Well, I’ve had another pass through Louisiana. I shook my fist at the state. I double dog dared it.
And then….nothing.
Well, nothing in Lousiana anyway. My trip through Louisiana was almost pleasant. The weather was good. The roads were typical and somewhat bumpy, but in a Toyota Sienna I wasn’t half as annoyed as in the tank I drove last year. There wasn’t any fake construction or ‘merging’ (apply finger quotes in a VERY demonstrative fashion if you want to do justice to my statement) into one lane from, like, 8 lanes. There weren’t any storms or accidents or alligator spottings on the 17-mile bridge.
Huh.
After I got all the way through it, I mulled it over. How could it be? How could I have stopped and stayed the night there and traveled all the way through it over the course of two days and had NO trouble?
And then it hit me.
Then I got it.
It went in through the back door. It knew I was looking for all the normal fake construction, ‘merging’, and alligator-bridge-related problems.
Lousiana made a phone call to Florida before we left and had Florida pose as Bad Cop. Florida was Bad Cop. Lousiana was Good Cop.
I don’t even want to talk about Florida. All you really need to know is that it took me like 9 hours to get out of the state (and I did not start off in Miami…) and stopped at a rest stop and an Arby’s where I’m certain we changed a couple of lives for the worse. It was a kid. There were digestive issues.
It was bad.
Anyway, with all of that behind us (no pun intended, but it IS a good one), we had a great Day 2.
All was well until I fell off a treadmill 2 days ago. Since then, I’ve been seeing small monkeys in front of my right eye.
No. Nobody sees small monkeys.
But I did fall off the treadmill and discovered that I am unable to walk or jog to live versions of awesome U2 songs. I got WAAAAAY too into the gospel version of “Still haven’t found what I’m looking for,” I planted my right foot on a non-moving part of the treadmill while my left foot was airborn and the belt was still moving at top speed. Then, my left foot came down and everything went wonky after that. I tried to grab my poor ipod as it flew past me matrix-style (first things first people. Save the ipod!), but I missed it. It hit the belt and flew off backwards. (This might be an upsetting part of the story except for the fact that I had already dropped and stepped on the ipod in the hotel parking lot, shattering the screen.) With my right hand, I grabbed the arm of the treadmill and tried to save myself. This partially worked, as I did not break or sprain or sever anything. All I incurred were a few belt burns on my left leg.

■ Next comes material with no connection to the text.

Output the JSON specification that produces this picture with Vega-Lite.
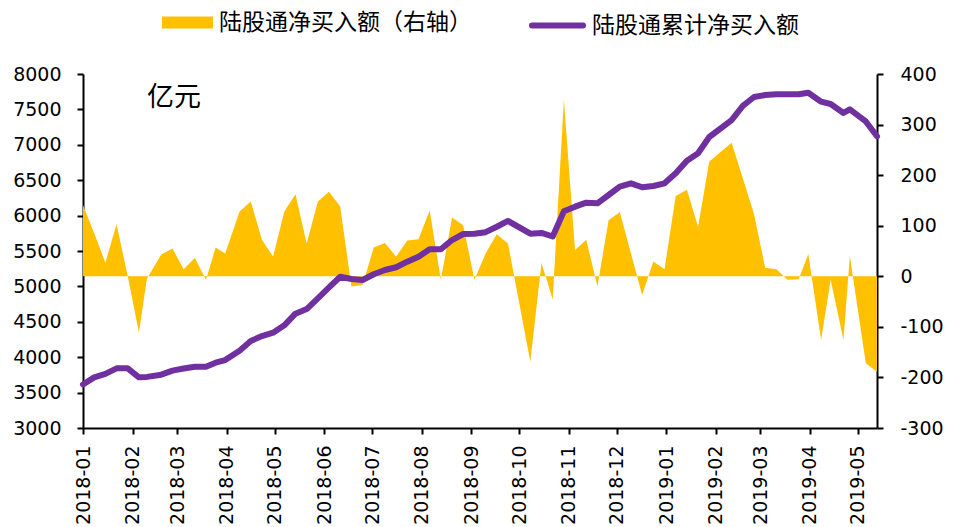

I was able to show my children the leg and say, “There now! THIS is why we don’t mess around on treadmills.”
Indeed.
Congrats on a new van! Don’t you have the little thingy to attach to your shirt which then stops the treadmill when, or if, you fall on the treadmill?

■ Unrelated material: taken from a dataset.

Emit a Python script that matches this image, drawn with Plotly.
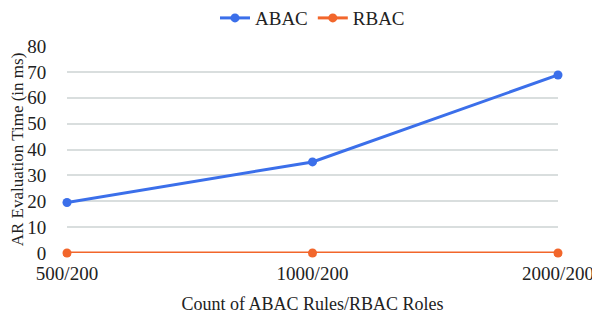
import plotly.graph_objects as go

categories = ["500/200", "1000/200", "2000/200"]
abac = [19.5, 35.2, 68.8]
rbac = [0, 0, 0]

font = "Liberation Serif, Times New Roman, serif"
fig = go.Figure()
fig.add_trace(go.Scatter(x=categories, y=abac, name="ABAC", mode="lines+markers", cliponaxis=False,
                         line=dict(color="#3B6FEA", width=3), marker=dict(size=9, color="#3B6FEA")))
fig.add_trace(go.Scatter(x=categories, y=rbac, name="RBAC", mode="lines+markers", cliponaxis=False,
                         line=dict(color="#F2662B", width=3), marker=dict(size=9, color="#F2662B")))
fig.update_layout(
    width=600, height=315,
    margin=dict(l=59, r=50, t=38, b=70, autoexpand=False),
    paper_bgcolor="white", plot_bgcolor="white",
    font=dict(family=font, size=19, color="#222"),
    legend=dict(orientation="h", x=0.5, xanchor="center", y=1.135, yanchor="middle",
                font=dict(size=19), itemwidth=30),
    xaxis=dict(type="category", range=[0, 2], showgrid=False, showline=False, zeroline=False,
               ticks="outside", ticklen=3, tickcolor="rgba(0,0,0,0)", automargin=False,
               title=dict(text="Count of ABAC Rules/RBAC Roles", standoff=14, font=dict(size=18)),
               tickfont=dict(size=19)),
    yaxis=dict(range=[0, 80], dtick=10, showgrid=True, gridcolor="#d9dede", gridwidth=1.5,
               zeroline=False, showline=False, ticks="outside", ticklen=16,
               tickcolor="rgba(0,0,0,0)", automargin=False,
               title=dict(text="AR Evaluation Time (in ms)", standoff=3, font=dict(size=17)),
               tickfont=dict(size=19)),
)
fig.write_html("out.html")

there’s another reason i gave up treadmills!
Missy….I hate to be the one to say this, but falling off treadmills is the first sign…..the beginning of the ending. Before you use the treadmill again, I would recommend saying “Goodbye” to your loved ones.
rank me up there too as giving up treadmills, only because I am lazy!! 😉 Glad you were not hurt too bad.
I don’t know about Karma and all that but it seems you always get injured when you make this trip every year. Am I remembering it all wrong? PLEASE take it easy and come back to Florida in one piece!